There are no victims.

The idea of the victim is without moral agency is noxious. It removes the humanity from others. Such lives are fungible: others must do what is best for them. Gans notes with disapproval the troll logic that leads to this. .

I should add that though many Gramscian socialists are Jews, not all Jews are Gramscians. The religious know that salvation is for all, and so is moral agency. As son one said yesterday, the greatest gift we have is free will.

I would add we should not worship it.

The simpler the culture, the more crudely this is done. Calling people “racists” or “white supremacists” need only be demonstrated by the disparate impact of our income distribution; it is unconcerned with the roles these people play in the socio-economic order. Whence the spectacle of Harvard students—recently declared the most privileged college students of all by the WSJ—preparing for lucrative careers in the economy by holding up signs denouncing White Supremacy while Betsy DeVos was speaking in support of charter schools in poor neighborhoods.

Which is why I insist on the Gallicism victimary to describe the current program of the Left. The Left has always been victimary in the most general sense, since it sees the less fortunate as victims of firstness, but it has jettisoned the Marxist doctrine of the class struggle based on a structural theory of the “capitalist” economy for the binary Nazi-Jew model of difference-as-oppression. The details of the system of production are unimportant. Victims by definition have no agency; once the label has been affixed, their sufferings, defined simply by disparate impact, are “our” fault, the fault of white privilege.

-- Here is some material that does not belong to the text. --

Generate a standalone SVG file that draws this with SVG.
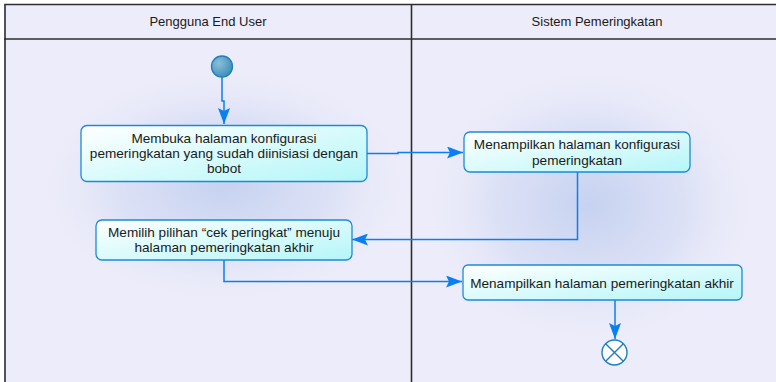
<svg xmlns="http://www.w3.org/2000/svg" width="776" height="382" viewBox="0 0 776 382">
<defs>
<linearGradient id="boxfill" x1="0" y1="0" x2="1" y2="1">
<stop offset="0" stop-color="#ffffff"/>
<stop offset="1" stop-color="#b4f6f8"/>
</linearGradient>
<radialGradient id="glow">
<stop offset="0" stop-color="#c6d2f0" stop-opacity="1"/>
<stop offset="0.55" stop-color="#d2daf3" stop-opacity="0.65"/>
<stop offset="1" stop-color="#ececfa" stop-opacity="0"/>
</radialGradient>
<radialGradient id="startfill" cx="0.35" cy="0.35" r="0.7">
<stop offset="0" stop-color="#8cc0d8"/>
<stop offset="1" stop-color="#3d8fb8"/>
</radialGradient>
<marker id="arr" viewBox="0 0 16 12" refX="16" refY="6" markerWidth="16" markerHeight="12" markerUnits="userSpaceOnUse" orient="auto">
<path d="M0,0 L16,6 L0,12 L3,6 Z" fill="#0a7ff2"/>
</marker>
<style>
.lane{fill:#ececfa;stroke:none}
.frame{fill:none;stroke:#2e2e2e;stroke-width:1.6}
.hdr{font-family:"Liberation Sans",Arial,sans-serif;font-size:13px;fill:#1a1a1a;text-anchor:middle}
.box{fill:url(#boxfill);stroke:#1d8ad6;stroke-width:1.3}
.txt{font-family:"Liberation Sans",Arial,sans-serif;font-size:13.6px;fill:#1a1a1a;text-anchor:middle}
.conn{fill:none;stroke:#0a7ff2;stroke-width:1.5;marker-end:url(#arr)}
</style>
</defs>
<rect class="lane" x="4" y="4" width="772" height="378"/>
<ellipse cx="224" cy="185" rx="190" ry="120" fill="url(#glow)"/>
<ellipse cx="590" cy="205" rx="170" ry="140" fill="url(#glow)"/>
<g id="frame">
<path class="frame" d="M5,382 V4.5 H776 M4,39 H776 M411.5,4 V382"/>
<text class="hdr" x="208" y="25.5">Pengguna End User</text>
<text class="hdr" x="597" y="25.5">Sistem Pemeringkatan</text>
</g>
<g id="connectors">
<path class="conn" d="M222,77 V101 H224 V124"/>
<path class="conn" d="M367,153.5 H398 V152.5 H463"/>
<path class="conn" d="M577.5,172 V239.5 H352"/>
<path class="conn" d="M224,260 V281.5 H462"/>
<path class="conn" d="M615,300 V339"/>
</g>
<g id="start">
<circle cx="222" cy="66.5" r="10.5" fill="url(#startfill)" stroke="#1d7fc0" stroke-width="1.3"/>
</g>
<g id="node1">
<rect class="box" x="81" y="125.5" width="286" height="56" rx="6"/>
<text class="txt" x="224" y="142.5">Membuka halaman konfigurasi</text>
<text class="txt" x="224" y="157.5">pemeringkatan yang sudah diinisiasi dengan</text>
<text class="txt" x="224" y="172.5">bobot</text>
</g>
<g id="node2">
<rect class="box" x="464" y="132" width="226" height="40" rx="6"/>
<text class="txt" x="577" y="148.5">Menampilkan halaman konfigurasi</text>
<text class="txt" x="577" y="164.5">pemeringkatan</text>
</g>
<g id="node3">
<rect class="box" x="96" y="220" width="256" height="40" rx="6"/>
<text class="txt" x="224" y="237">Memilih pilihan “cek peringkat” menuju</text>
<text class="txt" x="224" y="252">halaman pemeringkatan akhir</text>
</g>
<g id="node4">
<rect class="box" x="463" y="265" width="279" height="35" rx="5"/>
<text class="txt" x="602" y="287.5">Menampilkan halaman pemeringkatan akhir</text>
</g>
<g id="end">
<circle cx="614.5" cy="352.5" r="12.5" fill="#ffffff" stroke="#1d7fc0" stroke-width="1.4"/>
<path d="M605.7,343.7 L623.3,361.3 M623.3,343.7 L605.7,361.3" stroke="#1d7fc0" stroke-width="1.4"/>
</g>
</svg>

Religions (and responsible political philosophies) have never accepted this kind of reasoning. The “Calvinism” noted in the previous Chronicle, if it were a truly religious doctrine, would apply to all, not just to “whites.” The ironic phrase, “soft racism of low expectations” describes the real racism that classifies victimary groups as ontologically inferior to the “privileged,” as so to speak too damaged to have a soul.

But this is not the case. All of us have moral agency. Bad things will happen to most of us: the mortality rate of our race remains 100 percent. We were made from dust, and to dust we would return. The gnostic idea that we can separate ourselves from our bodies and redefine our gender and sexuality and society is a lie: believing lies have consequences.

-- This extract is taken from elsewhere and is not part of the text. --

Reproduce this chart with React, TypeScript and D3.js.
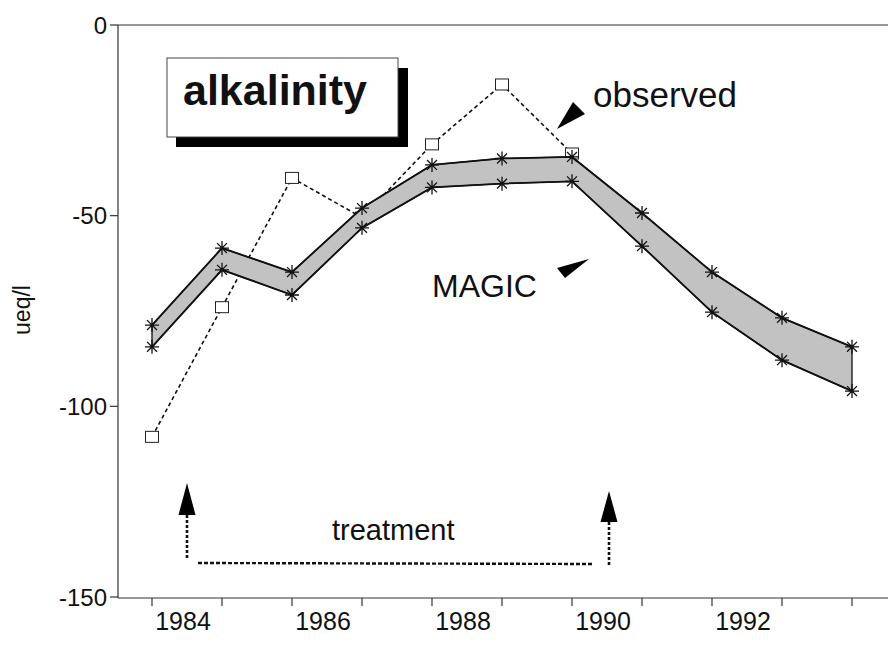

We are either all victims or there are no victims. And since I am a Calvinist, I would say we are all victims of the fall, and all broken. However, my theology is not accepted by the narrative: the fact they deny moral agency would mean that — by their definition of victims as sainted subhumans — there are no victims.

But maybe the two problems, as Gans seems to intuit, are one. In an overtly hierarchical order, the victimary, which depends upon the liberal’s sense that there’s always some unnoticed inequality he’s about to be called out for, would be impossible. In such an order, it would also be possible to ask, explicitly, what is the best way for humans to live, and how can we provide such a way? For example, what form of property ownership would promote self-sufficiency and authority in men, and devotion to family in women? Perhaps a return to homesteading would be best for some, and a case could be made for this on aesthetic as well as health grounds—a revival of craftsmanship and homegrown and hunted food. Maybe it’s hard for some to resist a smirk here, because homesteading as a “lifestyle choice” seems affected and “postmodern”—real homesteaders did it to survive, whereas this would have something of the Disney park to it. But if enough people turn to it, that would mean it is a question of survival, cultural and maybe physical, if the cities and suburbs become unlivable, or unaffordable for many. Maybe it will become the best way for those who are not rich to prevent obesity. Immigration can be essentially eliminated, and technological developments can be slowed down or even stopped or reversed for some purposes, in some areas—once we habituate ourselves to the sense that technology is a series of decisions, rather than an inexorable force, many things might be possible. There’s no reason to stand in a stupor and stare vacantly as millions of people are displaced by technology. Some as yet unanticipated technological and economic developments may take up some of the slack, but there’s no law saying how much.

A simpler way is to judge such by the consequences. The neo=traditionalists — the orthodox Jews, the Orthodox Christians, the Amish, the Latin Rite Catholics, the Hard Shell Baptists and the Muslims — breed. They grow families. The liberals are parasites aiming to corrupt our youth.

For they deny the mystery that is two genders, marriage, and motherhood.

H. D.

The Mysteries Remain

The mysteries remain,
I keep the same
cycle of seed-time
and of sun and rain;
Demeter in the grass,
I multiply,
renew and bless
Bacchus in the vine;
I hold the law,
I keep the mysteries true,
the first of these
to name the living, dead;
I am the wine and bread.
I keep the law,
I hold the mysteries true,
I am the vine,
the branches, you
and you.

Hilda Doolittle

Do not be them. Do not be like them.